# Instructions for the task
Quote all of the data that follows exactly as written, skipping the images.

[Charts and diagrams as code]
▽

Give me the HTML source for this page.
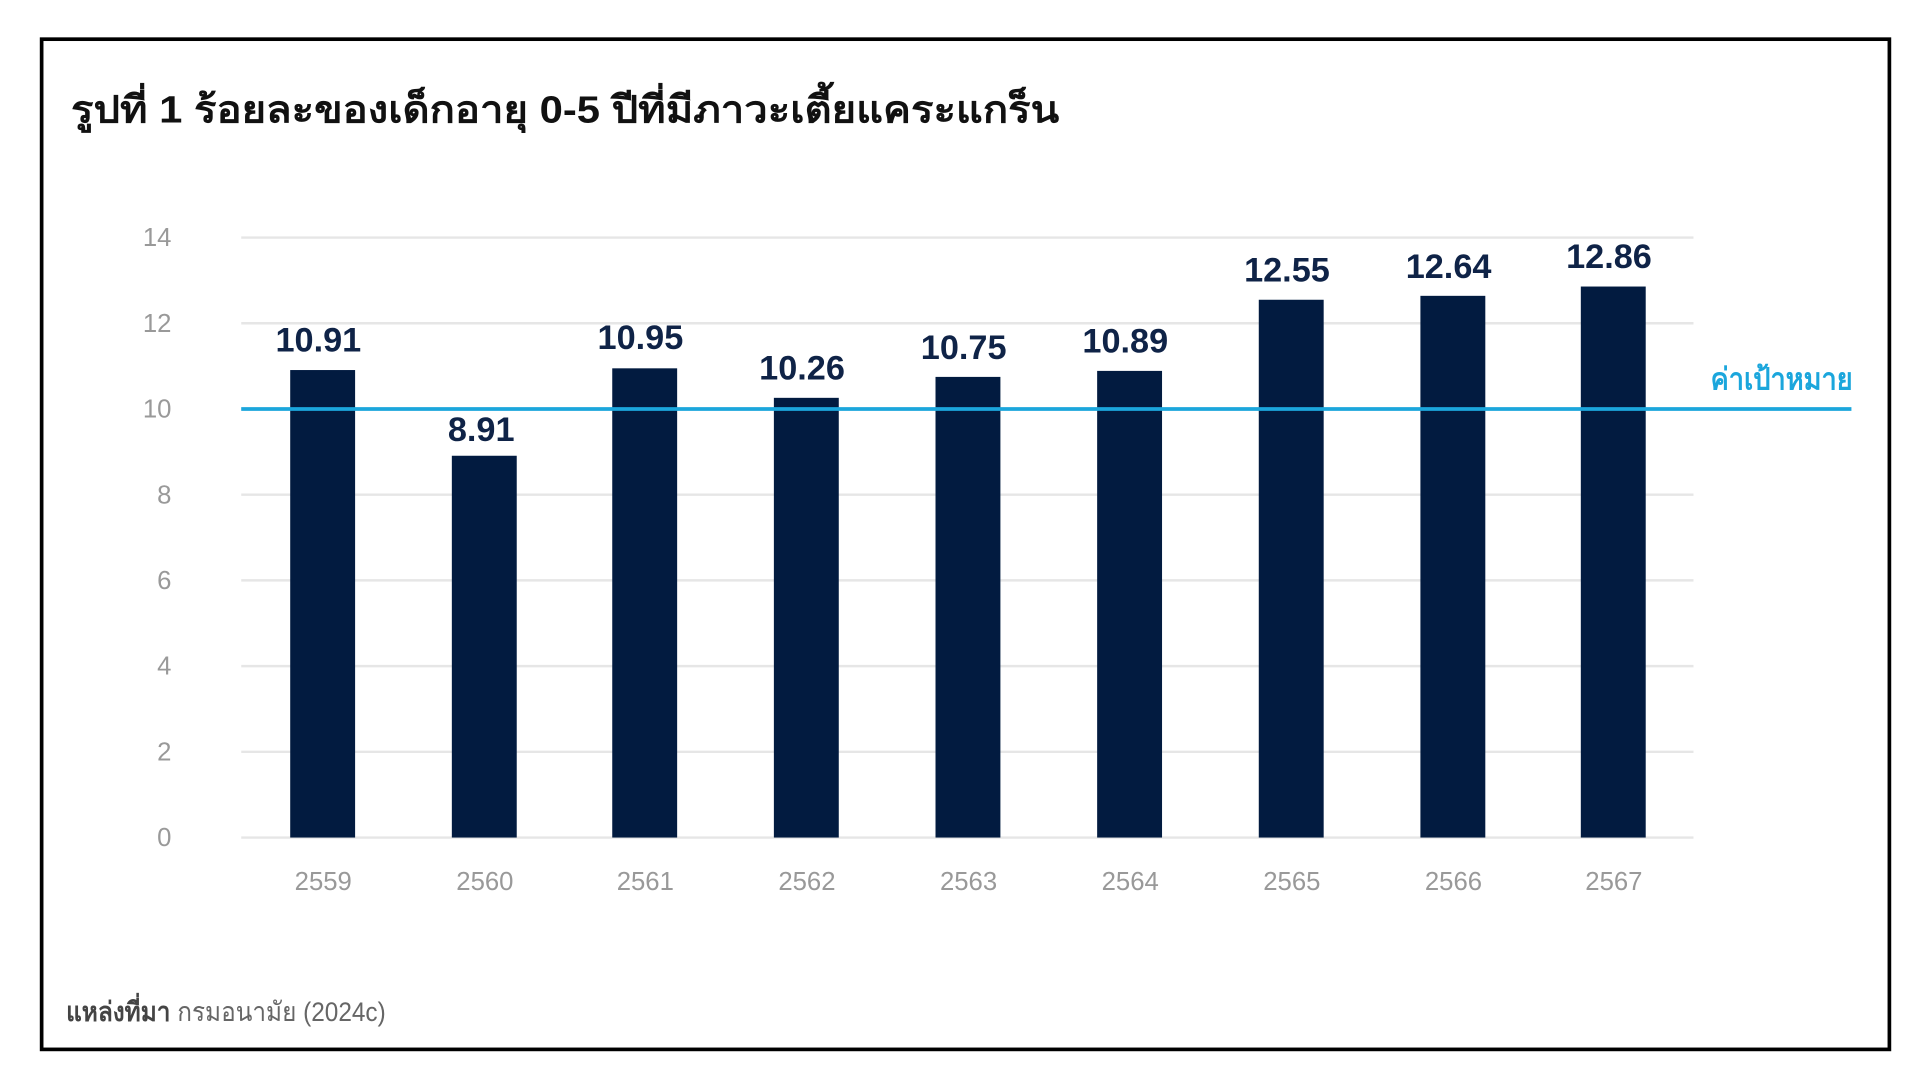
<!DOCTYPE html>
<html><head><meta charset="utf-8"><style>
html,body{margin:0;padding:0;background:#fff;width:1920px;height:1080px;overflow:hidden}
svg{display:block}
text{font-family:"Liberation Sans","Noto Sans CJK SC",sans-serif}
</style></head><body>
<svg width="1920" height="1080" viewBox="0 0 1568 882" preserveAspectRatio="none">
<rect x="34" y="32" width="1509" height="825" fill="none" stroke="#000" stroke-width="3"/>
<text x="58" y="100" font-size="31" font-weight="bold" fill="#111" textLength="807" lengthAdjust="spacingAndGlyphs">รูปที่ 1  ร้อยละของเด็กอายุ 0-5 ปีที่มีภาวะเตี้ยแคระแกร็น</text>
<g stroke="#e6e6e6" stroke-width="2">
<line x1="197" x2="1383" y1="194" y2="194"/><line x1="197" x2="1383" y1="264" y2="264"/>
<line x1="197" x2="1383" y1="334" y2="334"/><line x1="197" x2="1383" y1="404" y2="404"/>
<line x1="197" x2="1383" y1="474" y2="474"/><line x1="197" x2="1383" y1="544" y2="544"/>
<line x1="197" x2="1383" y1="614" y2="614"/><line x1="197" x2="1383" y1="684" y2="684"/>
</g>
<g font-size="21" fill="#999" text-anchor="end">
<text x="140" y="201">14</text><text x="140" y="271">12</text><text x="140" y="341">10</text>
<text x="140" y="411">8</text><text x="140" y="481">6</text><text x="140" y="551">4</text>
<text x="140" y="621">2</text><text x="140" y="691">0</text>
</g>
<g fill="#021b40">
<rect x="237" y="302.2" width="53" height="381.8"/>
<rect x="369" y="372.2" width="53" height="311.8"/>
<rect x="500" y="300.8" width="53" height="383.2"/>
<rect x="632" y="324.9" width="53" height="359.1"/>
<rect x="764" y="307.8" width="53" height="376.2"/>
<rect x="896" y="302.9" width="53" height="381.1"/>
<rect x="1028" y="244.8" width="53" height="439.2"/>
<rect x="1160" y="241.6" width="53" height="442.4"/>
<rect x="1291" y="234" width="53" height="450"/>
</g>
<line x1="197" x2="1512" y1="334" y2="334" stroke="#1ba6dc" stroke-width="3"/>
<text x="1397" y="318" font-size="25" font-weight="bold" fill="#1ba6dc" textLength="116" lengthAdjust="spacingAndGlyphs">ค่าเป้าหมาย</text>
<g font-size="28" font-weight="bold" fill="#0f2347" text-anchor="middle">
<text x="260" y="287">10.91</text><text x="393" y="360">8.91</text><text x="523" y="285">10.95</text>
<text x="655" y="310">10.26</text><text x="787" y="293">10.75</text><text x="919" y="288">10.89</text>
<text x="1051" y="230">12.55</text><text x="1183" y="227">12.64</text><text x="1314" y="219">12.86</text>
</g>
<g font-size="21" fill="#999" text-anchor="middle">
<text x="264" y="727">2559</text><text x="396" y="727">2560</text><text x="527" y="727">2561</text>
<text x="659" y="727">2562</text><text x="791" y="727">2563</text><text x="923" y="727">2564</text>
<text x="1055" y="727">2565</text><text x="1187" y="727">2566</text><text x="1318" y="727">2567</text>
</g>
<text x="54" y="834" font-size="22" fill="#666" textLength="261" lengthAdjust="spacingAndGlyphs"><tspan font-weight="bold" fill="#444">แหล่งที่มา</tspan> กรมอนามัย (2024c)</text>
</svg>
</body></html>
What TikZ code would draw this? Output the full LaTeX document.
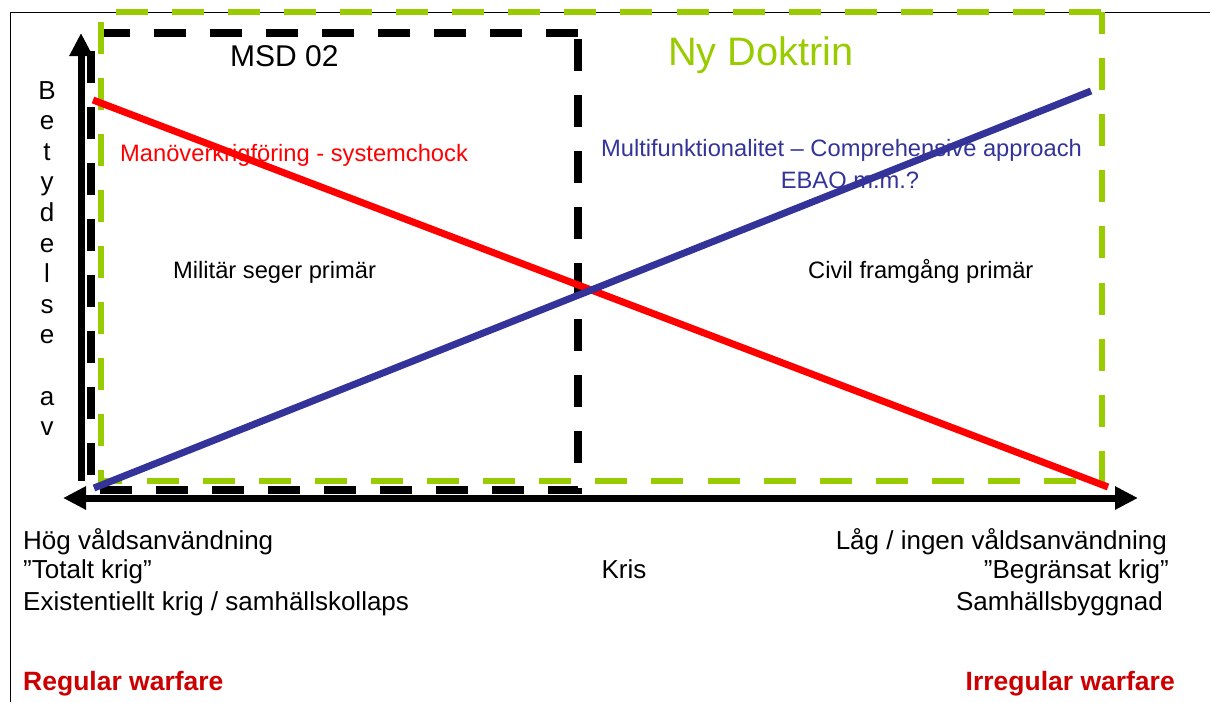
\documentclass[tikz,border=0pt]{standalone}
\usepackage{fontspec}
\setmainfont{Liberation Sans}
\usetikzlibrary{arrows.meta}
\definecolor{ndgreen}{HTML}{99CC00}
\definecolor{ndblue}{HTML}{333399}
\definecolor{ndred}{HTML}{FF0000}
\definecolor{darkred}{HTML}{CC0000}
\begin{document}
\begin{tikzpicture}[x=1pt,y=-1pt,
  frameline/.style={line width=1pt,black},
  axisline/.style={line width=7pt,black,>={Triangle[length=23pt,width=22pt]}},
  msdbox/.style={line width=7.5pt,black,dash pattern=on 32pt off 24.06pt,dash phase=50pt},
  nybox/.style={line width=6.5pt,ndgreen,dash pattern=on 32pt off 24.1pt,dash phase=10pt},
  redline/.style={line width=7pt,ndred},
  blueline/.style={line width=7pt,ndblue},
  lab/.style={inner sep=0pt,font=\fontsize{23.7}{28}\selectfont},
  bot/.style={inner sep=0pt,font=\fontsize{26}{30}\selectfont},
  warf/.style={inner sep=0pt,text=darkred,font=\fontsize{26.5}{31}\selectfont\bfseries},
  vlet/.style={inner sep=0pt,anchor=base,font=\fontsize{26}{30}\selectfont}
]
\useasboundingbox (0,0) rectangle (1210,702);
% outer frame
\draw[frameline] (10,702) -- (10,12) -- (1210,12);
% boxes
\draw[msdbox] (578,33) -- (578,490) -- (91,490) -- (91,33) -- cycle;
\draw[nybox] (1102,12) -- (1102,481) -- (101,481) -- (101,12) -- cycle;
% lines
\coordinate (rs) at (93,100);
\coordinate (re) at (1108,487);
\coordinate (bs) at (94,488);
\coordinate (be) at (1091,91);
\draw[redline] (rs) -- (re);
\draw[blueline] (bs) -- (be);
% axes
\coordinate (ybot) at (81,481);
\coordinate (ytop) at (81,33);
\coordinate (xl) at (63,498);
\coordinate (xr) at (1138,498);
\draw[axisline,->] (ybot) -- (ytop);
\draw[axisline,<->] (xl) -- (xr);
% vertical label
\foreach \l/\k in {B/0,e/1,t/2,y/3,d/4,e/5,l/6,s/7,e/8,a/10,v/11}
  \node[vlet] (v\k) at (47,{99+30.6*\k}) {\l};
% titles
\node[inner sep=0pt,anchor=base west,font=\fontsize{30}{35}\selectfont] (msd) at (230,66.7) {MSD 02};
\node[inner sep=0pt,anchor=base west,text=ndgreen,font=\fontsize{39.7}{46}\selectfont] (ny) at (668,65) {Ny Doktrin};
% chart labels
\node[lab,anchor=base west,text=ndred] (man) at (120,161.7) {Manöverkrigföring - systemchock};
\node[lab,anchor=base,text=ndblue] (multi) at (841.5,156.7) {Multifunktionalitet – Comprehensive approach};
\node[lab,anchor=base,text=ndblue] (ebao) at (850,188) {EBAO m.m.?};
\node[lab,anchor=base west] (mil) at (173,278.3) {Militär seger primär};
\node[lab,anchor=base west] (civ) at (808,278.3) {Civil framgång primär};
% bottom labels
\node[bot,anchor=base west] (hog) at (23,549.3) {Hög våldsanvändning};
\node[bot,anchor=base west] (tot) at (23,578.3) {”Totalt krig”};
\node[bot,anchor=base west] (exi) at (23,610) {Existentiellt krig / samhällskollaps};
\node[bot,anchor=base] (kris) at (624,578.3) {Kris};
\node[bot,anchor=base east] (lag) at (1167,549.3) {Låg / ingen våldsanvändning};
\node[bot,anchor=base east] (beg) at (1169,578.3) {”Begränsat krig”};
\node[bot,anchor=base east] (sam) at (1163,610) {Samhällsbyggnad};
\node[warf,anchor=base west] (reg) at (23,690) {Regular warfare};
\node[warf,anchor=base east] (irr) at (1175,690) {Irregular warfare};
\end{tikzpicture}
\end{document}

△

# Solution to this problem
Give me the HTML source for this page.
<!DOCTYPE html>
<html><head><meta charset="utf-8"><style>
html,body{margin:0;padding:0;background:#fff;width:1920px;height:1080px;overflow:hidden}
svg{display:block}
text{font-family:"Liberation Sans","Noto Sans CJK SC",sans-serif}
</style></head><body>
<svg width="1920" height="1080" viewBox="0 0 1568 882" preserveAspectRatio="none">
<rect x="34" y="32" width="1509" height="825" fill="none" stroke="#000" stroke-width="3"/>
<text x="58" y="100" font-size="31" font-weight="bold" fill="#111" textLength="807" lengthAdjust="spacingAndGlyphs">รูปที่ 1  ร้อยละของเด็กอายุ 0-5 ปีที่มีภาวะเตี้ยแคระแกร็น</text>
<g stroke="#e6e6e6" stroke-width="2">
<line x1="197" x2="1383" y1="194" y2="194"/><line x1="197" x2="1383" y1="264" y2="264"/>
<line x1="197" x2="1383" y1="334" y2="334"/><line x1="197" x2="1383" y1="404" y2="404"/>
<line x1="197" x2="1383" y1="474" y2="474"/><line x1="197" x2="1383" y1="544" y2="544"/>
<line x1="197" x2="1383" y1="614" y2="614"/><line x1="197" x2="1383" y1="684" y2="684"/>
</g>
<g font-size="21" fill="#999" text-anchor="end">
<text x="140" y="201">14</text><text x="140" y="271">12</text><text x="140" y="341">10</text>
<text x="140" y="411">8</text><text x="140" y="481">6</text><text x="140" y="551">4</text>
<text x="140" y="621">2</text><text x="140" y="691">0</text>
</g>
<g fill="#021b40">
<rect x="237" y="302.2" width="53" height="381.8"/>
<rect x="369" y="372.2" width="53" height="311.8"/>
<rect x="500" y="300.8" width="53" height="383.2"/>
<rect x="632" y="324.9" width="53" height="359.1"/>
<rect x="764" y="307.8" width="53" height="376.2"/>
<rect x="896" y="302.9" width="53" height="381.1"/>
<rect x="1028" y="244.8" width="53" height="439.2"/>
<rect x="1160" y="241.6" width="53" height="442.4"/>
<rect x="1291" y="234" width="53" height="450"/>
</g>
<line x1="197" x2="1512" y1="334" y2="334" stroke="#1ba6dc" stroke-width="3"/>
<text x="1397" y="318" font-size="25" font-weight="bold" fill="#1ba6dc" textLength="116" lengthAdjust="spacingAndGlyphs">ค่าเป้าหมาย</text>
<g font-size="28" font-weight="bold" fill="#0f2347" text-anchor="middle">
<text x="260" y="287">10.91</text><text x="393" y="360">8.91</text><text x="523" y="285">10.95</text>
<text x="655" y="310">10.26</text><text x="787" y="293">10.75</text><text x="919" y="288">10.89</text>
<text x="1051" y="230">12.55</text><text x="1183" y="227">12.64</text><text x="1314" y="219">12.86</text>
</g>
<g font-size="21" fill="#999" text-anchor="middle">
<text x="264" y="727">2559</text><text x="396" y="727">2560</text><text x="527" y="727">2561</text>
<text x="659" y="727">2562</text><text x="791" y="727">2563</text><text x="923" y="727">2564</text>
<text x="1055" y="727">2565</text><text x="1187" y="727">2566</text><text x="1318" y="727">2567</text>
</g>
<text x="54" y="834" font-size="22" fill="#666" textLength="261" lengthAdjust="spacingAndGlyphs"><tspan font-weight="bold" fill="#444">แหล่งที่มา</tspan> กรมอนามัย (2024c)</text>
</svg>
</body></html>
What TikZ code would draw this? Output the full LaTeX document.
\documentclass[tikz,border=0pt]{standalone}
\usepackage{fontspec}
\setmainfont{Liberation Sans}
\usetikzlibrary{arrows.meta}
\definecolor{ndgreen}{HTML}{99CC00}
\definecolor{ndblue}{HTML}{333399}
\definecolor{ndred}{HTML}{FF0000}
\definecolor{darkred}{HTML}{CC0000}
\begin{document}
\begin{tikzpicture}[x=1pt,y=-1pt,
  frameline/.style={line width=1pt,black},
  axisline/.style={line width=7pt,black,>={Triangle[length=23pt,width=22pt]}},
  msdbox/.style={line width=7.5pt,black,dash pattern=on 32pt off 24.06pt,dash phase=50pt},
  nybox/.style={line width=6.5pt,ndgreen,dash pattern=on 32pt off 24.1pt,dash phase=10pt},
  redline/.style={line width=7pt,ndred},
  blueline/.style={line width=7pt,ndblue},
  lab/.style={inner sep=0pt,font=\fontsize{23.7}{28}\selectfont},
  bot/.style={inner sep=0pt,font=\fontsize{26}{30}\selectfont},
  warf/.style={inner sep=0pt,text=darkred,font=\fontsize{26.5}{31}\selectfont\bfseries},
  vlet/.style={inner sep=0pt,anchor=base,font=\fontsize{26}{30}\selectfont}
]
\useasboundingbox (0,0) rectangle (1210,702);
% outer frame
\draw[frameline] (10,702) -- (10,12) -- (1210,12);
% boxes
\draw[msdbox] (578,33) -- (578,490) -- (91,490) -- (91,33) -- cycle;
\draw[nybox] (1102,12) -- (1102,481) -- (101,481) -- (101,12) -- cycle;
% lines
\coordinate (rs) at (93,100);
\coordinate (re) at (1108,487);
\coordinate (bs) at (94,488);
\coordinate (be) at (1091,91);
\draw[redline] (rs) -- (re);
\draw[blueline] (bs) -- (be);
% axes
\coordinate (ybot) at (81,481);
\coordinate (ytop) at (81,33);
\coordinate (xl) at (63,498);
\coordinate (xr) at (1138,498);
\draw[axisline,->] (ybot) -- (ytop);
\draw[axisline,<->] (xl) -- (xr);
% vertical label
\foreach \l/\k in {B/0,e/1,t/2,y/3,d/4,e/5,l/6,s/7,e/8,a/10,v/11}
  \node[vlet] (v\k) at (47,{99+30.6*\k}) {\l};
% titles
\node[inner sep=0pt,anchor=base west,font=\fontsize{30}{35}\selectfont] (msd) at (230,66.7) {MSD 02};
\node[inner sep=0pt,anchor=base west,text=ndgreen,font=\fontsize{39.7}{46}\selectfont] (ny) at (668,65) {Ny Doktrin};
% chart labels
\node[lab,anchor=base west,text=ndred] (man) at (120,161.7) {Manöverkrigföring - systemchock};
\node[lab,anchor=base,text=ndblue] (multi) at (841.5,156.7) {Multifunktionalitet – Comprehensive approach};
\node[lab,anchor=base,text=ndblue] (ebao) at (850,188) {EBAO m.m.?};
\node[lab,anchor=base west] (mil) at (173,278.3) {Militär seger primär};
\node[lab,anchor=base west] (civ) at (808,278.3) {Civil framgång primär};
% bottom labels
\node[bot,anchor=base west] (hog) at (23,549.3) {Hög våldsanvändning};
\node[bot,anchor=base west] (tot) at (23,578.3) {”Totalt krig”};
\node[bot,anchor=base west] (exi) at (23,610) {Existentiellt krig / samhällskollaps};
\node[bot,anchor=base] (kris) at (624,578.3) {Kris};
\node[bot,anchor=base east] (lag) at (1167,549.3) {Låg / ingen våldsanvändning};
\node[bot,anchor=base east] (beg) at (1169,578.3) {”Begränsat krig”};
\node[bot,anchor=base east] (sam) at (1163,610) {Samhällsbyggnad};
\node[warf,anchor=base west] (reg) at (23,690) {Regular warfare};
\node[warf,anchor=base east] (irr) at (1175,690) {Irregular warfare};
\end{tikzpicture}
\end{document}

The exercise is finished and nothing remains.